%%

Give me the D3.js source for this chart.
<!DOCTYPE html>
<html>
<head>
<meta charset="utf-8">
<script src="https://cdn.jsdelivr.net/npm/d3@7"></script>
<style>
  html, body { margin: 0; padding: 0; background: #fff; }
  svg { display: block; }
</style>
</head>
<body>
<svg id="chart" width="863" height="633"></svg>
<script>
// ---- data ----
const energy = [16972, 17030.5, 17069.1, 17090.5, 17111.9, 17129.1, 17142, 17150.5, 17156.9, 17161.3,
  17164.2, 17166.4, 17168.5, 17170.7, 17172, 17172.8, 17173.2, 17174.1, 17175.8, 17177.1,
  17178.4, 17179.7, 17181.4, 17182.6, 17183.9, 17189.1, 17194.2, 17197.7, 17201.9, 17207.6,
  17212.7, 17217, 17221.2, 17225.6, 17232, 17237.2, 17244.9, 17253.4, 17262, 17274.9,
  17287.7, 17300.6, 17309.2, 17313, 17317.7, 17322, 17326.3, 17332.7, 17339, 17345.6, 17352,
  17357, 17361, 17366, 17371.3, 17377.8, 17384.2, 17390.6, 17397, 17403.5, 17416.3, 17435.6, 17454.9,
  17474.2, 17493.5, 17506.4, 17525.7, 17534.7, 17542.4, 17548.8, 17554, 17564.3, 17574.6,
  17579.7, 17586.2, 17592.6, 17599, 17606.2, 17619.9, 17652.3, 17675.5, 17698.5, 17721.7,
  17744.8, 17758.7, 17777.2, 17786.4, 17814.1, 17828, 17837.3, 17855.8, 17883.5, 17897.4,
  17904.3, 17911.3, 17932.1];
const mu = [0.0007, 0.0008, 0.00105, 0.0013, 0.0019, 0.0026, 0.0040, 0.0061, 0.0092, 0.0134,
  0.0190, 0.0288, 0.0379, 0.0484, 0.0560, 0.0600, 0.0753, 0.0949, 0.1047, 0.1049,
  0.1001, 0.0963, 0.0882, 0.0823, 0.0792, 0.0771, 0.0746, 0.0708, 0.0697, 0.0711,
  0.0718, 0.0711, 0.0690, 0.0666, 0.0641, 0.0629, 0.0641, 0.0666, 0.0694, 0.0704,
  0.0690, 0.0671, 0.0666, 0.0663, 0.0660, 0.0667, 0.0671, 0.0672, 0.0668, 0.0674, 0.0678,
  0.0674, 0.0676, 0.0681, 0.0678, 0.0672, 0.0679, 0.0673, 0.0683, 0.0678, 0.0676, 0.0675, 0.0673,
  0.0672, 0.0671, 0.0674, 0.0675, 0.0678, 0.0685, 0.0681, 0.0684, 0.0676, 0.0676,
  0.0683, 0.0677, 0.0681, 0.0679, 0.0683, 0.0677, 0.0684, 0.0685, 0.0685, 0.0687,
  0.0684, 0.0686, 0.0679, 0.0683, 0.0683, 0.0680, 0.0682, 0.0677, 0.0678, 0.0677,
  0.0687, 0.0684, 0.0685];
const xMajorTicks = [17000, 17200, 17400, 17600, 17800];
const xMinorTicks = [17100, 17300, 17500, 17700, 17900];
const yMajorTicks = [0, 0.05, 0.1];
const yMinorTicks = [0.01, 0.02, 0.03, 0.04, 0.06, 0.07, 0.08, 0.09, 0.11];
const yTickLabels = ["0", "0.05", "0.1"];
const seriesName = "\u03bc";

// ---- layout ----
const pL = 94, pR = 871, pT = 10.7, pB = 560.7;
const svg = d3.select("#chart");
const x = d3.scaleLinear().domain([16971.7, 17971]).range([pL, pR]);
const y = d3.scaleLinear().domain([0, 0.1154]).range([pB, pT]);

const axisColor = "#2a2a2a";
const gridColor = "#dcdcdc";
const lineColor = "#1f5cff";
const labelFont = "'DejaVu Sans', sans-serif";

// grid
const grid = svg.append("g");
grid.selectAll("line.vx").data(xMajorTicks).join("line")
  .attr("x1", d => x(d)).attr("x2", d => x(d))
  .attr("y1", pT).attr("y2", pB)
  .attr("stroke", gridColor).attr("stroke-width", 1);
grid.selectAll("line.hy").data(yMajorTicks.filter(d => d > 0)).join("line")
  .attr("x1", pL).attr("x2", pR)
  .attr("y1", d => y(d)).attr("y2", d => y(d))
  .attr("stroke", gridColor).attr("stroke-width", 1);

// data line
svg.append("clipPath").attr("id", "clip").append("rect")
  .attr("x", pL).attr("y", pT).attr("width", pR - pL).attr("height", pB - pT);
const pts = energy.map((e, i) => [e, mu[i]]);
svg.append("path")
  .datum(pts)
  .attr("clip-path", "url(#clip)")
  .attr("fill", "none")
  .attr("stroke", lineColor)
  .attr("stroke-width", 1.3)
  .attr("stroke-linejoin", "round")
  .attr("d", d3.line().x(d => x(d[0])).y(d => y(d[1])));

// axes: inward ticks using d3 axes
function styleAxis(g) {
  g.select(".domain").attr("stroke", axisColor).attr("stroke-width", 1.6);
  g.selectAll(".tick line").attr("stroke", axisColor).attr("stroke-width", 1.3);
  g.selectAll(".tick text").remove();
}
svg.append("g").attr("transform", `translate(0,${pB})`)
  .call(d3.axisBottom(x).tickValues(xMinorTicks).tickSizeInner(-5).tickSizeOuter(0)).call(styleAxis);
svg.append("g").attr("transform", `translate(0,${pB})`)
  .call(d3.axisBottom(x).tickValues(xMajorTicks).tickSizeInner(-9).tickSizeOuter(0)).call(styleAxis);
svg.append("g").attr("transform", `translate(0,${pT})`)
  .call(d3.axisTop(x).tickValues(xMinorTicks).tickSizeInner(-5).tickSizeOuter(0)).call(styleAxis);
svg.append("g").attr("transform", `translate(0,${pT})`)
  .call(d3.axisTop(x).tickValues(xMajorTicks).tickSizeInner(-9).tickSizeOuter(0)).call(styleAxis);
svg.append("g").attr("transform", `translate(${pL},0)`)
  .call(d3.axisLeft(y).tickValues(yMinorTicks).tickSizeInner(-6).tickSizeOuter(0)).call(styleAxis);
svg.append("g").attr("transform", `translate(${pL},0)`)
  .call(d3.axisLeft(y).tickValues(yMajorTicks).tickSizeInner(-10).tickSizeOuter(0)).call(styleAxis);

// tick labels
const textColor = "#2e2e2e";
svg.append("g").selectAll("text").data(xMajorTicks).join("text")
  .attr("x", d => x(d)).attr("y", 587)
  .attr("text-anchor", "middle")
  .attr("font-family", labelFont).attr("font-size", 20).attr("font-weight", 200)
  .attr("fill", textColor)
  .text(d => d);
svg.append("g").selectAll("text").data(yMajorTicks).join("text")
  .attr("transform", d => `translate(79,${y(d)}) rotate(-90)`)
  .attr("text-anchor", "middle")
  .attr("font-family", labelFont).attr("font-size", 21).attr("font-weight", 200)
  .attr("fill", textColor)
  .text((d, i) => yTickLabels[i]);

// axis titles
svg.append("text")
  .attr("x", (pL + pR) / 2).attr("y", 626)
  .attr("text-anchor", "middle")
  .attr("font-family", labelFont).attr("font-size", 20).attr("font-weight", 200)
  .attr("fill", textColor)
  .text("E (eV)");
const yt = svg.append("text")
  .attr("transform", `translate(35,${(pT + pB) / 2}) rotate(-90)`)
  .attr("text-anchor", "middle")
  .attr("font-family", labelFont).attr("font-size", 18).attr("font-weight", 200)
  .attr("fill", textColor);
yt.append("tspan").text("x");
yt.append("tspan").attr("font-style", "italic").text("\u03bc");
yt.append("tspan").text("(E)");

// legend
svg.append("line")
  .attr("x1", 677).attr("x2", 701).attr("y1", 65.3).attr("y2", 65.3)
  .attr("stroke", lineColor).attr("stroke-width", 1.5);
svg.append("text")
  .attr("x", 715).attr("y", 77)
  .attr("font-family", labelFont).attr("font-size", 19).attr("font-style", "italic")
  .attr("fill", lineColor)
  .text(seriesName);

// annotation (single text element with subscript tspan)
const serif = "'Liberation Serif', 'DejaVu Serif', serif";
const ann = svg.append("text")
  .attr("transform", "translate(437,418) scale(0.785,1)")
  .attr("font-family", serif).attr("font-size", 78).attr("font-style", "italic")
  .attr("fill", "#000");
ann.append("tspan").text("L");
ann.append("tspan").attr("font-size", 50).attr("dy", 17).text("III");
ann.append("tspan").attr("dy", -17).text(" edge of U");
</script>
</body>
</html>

%%

## [Problem description]
From the data above, copy out every line with the string "chart" in it.

## [Solution to this task]
Give me the D3.js source for this chart.
<svg id="chart" width="863" height="633"></svg>
const svg = d3.select("#chart");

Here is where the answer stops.